Extracted material =>
════

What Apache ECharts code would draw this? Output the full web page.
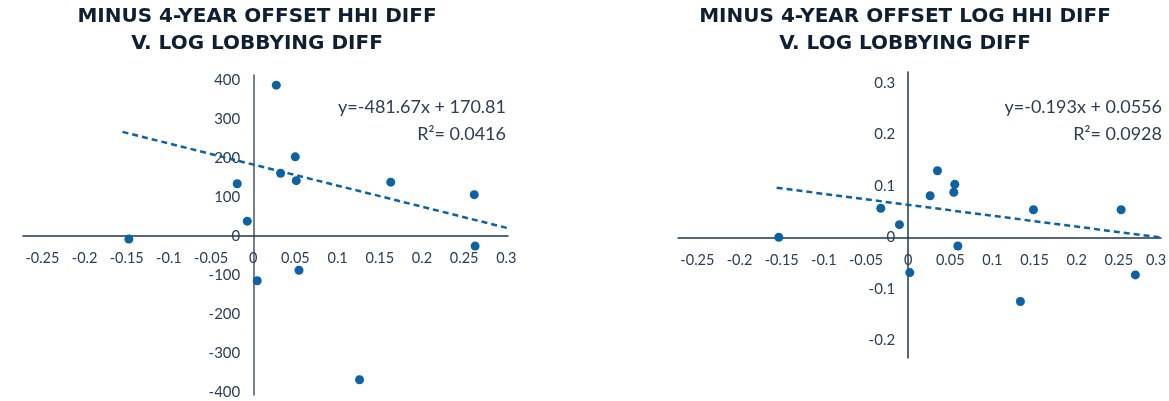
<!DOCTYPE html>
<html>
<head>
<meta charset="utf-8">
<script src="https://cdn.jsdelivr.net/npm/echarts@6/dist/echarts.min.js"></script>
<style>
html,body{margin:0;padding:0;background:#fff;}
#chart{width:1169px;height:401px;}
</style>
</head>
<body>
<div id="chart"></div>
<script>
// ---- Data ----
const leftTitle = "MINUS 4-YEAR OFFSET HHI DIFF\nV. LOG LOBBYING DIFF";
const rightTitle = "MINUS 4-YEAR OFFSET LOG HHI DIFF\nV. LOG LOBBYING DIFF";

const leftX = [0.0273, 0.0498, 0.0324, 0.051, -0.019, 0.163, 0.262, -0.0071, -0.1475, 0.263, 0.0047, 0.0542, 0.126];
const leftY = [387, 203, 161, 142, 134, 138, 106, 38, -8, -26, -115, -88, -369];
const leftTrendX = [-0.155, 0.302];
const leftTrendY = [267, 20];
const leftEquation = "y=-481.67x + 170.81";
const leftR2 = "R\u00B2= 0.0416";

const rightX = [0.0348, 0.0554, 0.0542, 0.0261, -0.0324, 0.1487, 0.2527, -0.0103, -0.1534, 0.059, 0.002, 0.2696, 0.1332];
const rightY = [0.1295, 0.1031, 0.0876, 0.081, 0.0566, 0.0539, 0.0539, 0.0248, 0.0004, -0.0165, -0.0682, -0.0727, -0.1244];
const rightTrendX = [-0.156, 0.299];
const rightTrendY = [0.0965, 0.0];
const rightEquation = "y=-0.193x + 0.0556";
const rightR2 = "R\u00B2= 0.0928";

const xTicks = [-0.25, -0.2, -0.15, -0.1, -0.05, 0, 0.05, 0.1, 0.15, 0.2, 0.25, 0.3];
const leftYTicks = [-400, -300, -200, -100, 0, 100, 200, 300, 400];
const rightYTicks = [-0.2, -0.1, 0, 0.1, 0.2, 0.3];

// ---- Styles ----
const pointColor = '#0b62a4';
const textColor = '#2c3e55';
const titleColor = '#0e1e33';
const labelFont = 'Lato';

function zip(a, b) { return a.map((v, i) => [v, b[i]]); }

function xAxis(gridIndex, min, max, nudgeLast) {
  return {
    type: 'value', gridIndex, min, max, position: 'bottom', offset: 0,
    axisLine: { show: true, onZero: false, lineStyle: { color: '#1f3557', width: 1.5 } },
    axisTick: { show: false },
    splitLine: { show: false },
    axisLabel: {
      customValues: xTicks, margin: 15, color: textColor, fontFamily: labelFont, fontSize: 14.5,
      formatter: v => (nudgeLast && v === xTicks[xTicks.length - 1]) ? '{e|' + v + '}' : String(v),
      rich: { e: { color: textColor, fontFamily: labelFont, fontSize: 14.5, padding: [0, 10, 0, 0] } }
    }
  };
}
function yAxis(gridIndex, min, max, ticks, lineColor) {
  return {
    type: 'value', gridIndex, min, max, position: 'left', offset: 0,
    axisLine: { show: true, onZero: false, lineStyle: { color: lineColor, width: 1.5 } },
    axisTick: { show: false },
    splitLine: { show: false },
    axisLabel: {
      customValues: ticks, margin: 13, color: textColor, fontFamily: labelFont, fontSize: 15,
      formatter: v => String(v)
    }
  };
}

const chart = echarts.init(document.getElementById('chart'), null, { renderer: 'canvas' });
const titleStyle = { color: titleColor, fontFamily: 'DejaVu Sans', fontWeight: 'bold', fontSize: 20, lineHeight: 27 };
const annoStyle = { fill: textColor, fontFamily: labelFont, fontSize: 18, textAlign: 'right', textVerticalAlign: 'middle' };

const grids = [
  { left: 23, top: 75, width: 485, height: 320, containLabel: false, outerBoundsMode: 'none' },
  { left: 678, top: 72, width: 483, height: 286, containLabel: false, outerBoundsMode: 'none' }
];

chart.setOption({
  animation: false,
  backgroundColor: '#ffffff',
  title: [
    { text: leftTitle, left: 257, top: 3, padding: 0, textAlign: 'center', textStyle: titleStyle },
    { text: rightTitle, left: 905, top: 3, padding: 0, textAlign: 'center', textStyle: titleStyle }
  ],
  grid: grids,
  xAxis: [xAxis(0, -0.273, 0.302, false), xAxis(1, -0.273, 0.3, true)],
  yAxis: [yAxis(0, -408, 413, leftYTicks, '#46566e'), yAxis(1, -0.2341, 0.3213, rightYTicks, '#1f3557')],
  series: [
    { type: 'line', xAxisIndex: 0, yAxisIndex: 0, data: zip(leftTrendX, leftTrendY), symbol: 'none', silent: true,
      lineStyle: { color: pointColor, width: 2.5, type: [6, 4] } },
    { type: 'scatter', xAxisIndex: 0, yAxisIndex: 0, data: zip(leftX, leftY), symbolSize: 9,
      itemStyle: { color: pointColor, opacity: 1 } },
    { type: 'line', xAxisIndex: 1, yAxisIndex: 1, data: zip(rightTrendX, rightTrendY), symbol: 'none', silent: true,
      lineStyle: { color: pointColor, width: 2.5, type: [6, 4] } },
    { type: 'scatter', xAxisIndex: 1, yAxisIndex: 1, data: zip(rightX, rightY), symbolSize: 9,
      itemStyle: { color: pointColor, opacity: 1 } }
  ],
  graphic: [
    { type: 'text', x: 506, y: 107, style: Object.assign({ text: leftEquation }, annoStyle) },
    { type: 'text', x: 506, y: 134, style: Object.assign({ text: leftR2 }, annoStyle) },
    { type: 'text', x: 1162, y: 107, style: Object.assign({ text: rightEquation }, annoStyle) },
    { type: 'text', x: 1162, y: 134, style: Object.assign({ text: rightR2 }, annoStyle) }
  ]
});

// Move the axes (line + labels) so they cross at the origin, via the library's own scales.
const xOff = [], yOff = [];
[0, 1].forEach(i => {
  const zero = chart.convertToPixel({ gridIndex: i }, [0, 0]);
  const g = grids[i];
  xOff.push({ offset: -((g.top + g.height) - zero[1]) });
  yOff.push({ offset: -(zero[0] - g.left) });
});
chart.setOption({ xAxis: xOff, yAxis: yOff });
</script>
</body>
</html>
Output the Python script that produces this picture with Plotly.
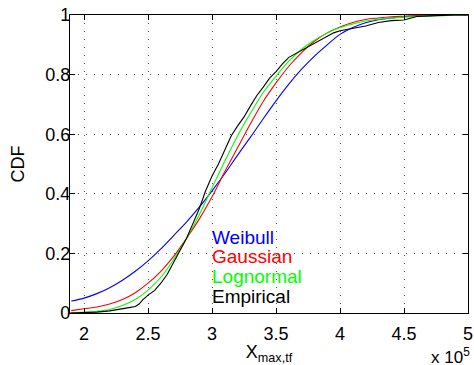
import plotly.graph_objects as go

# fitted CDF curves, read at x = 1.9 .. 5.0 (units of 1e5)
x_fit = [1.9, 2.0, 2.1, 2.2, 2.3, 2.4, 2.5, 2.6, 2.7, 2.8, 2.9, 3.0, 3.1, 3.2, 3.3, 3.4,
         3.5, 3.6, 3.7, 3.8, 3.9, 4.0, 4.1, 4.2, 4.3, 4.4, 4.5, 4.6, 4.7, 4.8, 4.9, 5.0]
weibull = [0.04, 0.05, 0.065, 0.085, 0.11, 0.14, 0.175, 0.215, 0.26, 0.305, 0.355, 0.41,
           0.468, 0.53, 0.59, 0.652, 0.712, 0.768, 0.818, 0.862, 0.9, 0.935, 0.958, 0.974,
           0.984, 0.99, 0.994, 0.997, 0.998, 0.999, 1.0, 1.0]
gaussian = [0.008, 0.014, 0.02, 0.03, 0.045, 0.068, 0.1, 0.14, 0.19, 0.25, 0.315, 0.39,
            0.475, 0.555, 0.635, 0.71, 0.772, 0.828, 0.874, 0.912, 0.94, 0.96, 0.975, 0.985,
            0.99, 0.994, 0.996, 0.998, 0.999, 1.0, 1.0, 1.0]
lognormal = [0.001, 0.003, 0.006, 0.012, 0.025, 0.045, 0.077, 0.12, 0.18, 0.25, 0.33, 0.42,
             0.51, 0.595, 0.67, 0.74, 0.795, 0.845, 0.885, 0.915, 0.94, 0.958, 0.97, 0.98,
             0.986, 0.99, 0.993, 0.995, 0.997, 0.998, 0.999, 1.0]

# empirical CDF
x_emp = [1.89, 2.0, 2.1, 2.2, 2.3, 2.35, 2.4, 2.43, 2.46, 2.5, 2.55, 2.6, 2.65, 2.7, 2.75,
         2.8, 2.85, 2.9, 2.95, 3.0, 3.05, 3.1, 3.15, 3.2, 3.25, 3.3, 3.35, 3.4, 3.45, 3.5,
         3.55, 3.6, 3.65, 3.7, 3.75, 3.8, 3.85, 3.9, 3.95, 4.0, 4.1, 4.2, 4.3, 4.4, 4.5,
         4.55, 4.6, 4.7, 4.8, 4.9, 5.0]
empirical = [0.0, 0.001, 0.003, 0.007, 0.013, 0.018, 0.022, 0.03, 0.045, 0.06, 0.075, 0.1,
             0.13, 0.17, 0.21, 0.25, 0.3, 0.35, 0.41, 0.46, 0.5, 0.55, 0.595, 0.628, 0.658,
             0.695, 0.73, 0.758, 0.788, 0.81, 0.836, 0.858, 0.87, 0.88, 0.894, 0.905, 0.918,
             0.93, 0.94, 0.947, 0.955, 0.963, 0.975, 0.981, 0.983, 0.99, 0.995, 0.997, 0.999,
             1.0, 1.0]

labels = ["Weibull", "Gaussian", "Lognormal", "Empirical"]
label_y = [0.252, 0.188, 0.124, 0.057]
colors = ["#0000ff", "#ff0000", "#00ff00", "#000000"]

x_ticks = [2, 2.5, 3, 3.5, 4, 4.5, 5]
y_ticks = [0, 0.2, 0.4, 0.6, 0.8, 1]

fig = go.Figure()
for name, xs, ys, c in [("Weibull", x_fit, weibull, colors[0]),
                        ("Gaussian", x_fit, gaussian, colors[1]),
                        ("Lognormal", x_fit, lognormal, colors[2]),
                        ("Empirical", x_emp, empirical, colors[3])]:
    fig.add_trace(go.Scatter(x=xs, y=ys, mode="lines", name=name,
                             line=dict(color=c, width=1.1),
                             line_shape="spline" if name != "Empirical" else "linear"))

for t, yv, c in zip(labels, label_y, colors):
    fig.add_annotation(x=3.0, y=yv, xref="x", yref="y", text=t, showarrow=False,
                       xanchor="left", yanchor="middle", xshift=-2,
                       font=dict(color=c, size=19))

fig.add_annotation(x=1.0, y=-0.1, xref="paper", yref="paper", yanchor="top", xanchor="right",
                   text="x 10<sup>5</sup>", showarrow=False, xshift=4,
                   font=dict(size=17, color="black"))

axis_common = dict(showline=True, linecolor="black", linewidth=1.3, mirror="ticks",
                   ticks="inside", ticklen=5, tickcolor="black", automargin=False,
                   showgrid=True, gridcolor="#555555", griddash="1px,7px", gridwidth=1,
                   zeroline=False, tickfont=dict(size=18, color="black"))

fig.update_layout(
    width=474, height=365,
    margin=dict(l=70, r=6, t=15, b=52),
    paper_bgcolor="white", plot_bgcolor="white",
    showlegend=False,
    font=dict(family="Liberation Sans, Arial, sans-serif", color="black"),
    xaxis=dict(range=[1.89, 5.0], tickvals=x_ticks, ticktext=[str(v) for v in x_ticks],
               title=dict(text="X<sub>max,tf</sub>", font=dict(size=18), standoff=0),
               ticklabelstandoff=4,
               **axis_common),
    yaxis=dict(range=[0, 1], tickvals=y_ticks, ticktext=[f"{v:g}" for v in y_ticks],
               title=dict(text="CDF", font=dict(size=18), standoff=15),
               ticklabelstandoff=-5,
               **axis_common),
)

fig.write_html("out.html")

════

Short problem =>
The first line to copy holds "Output the Python", and the last holds "import plotly.graph_objects as go". Copy them and the lines between exactly, leaving out pictures.

Final answer =>
Output the Python script that produces this picture with Plotly.
import plotly.graph_objects as go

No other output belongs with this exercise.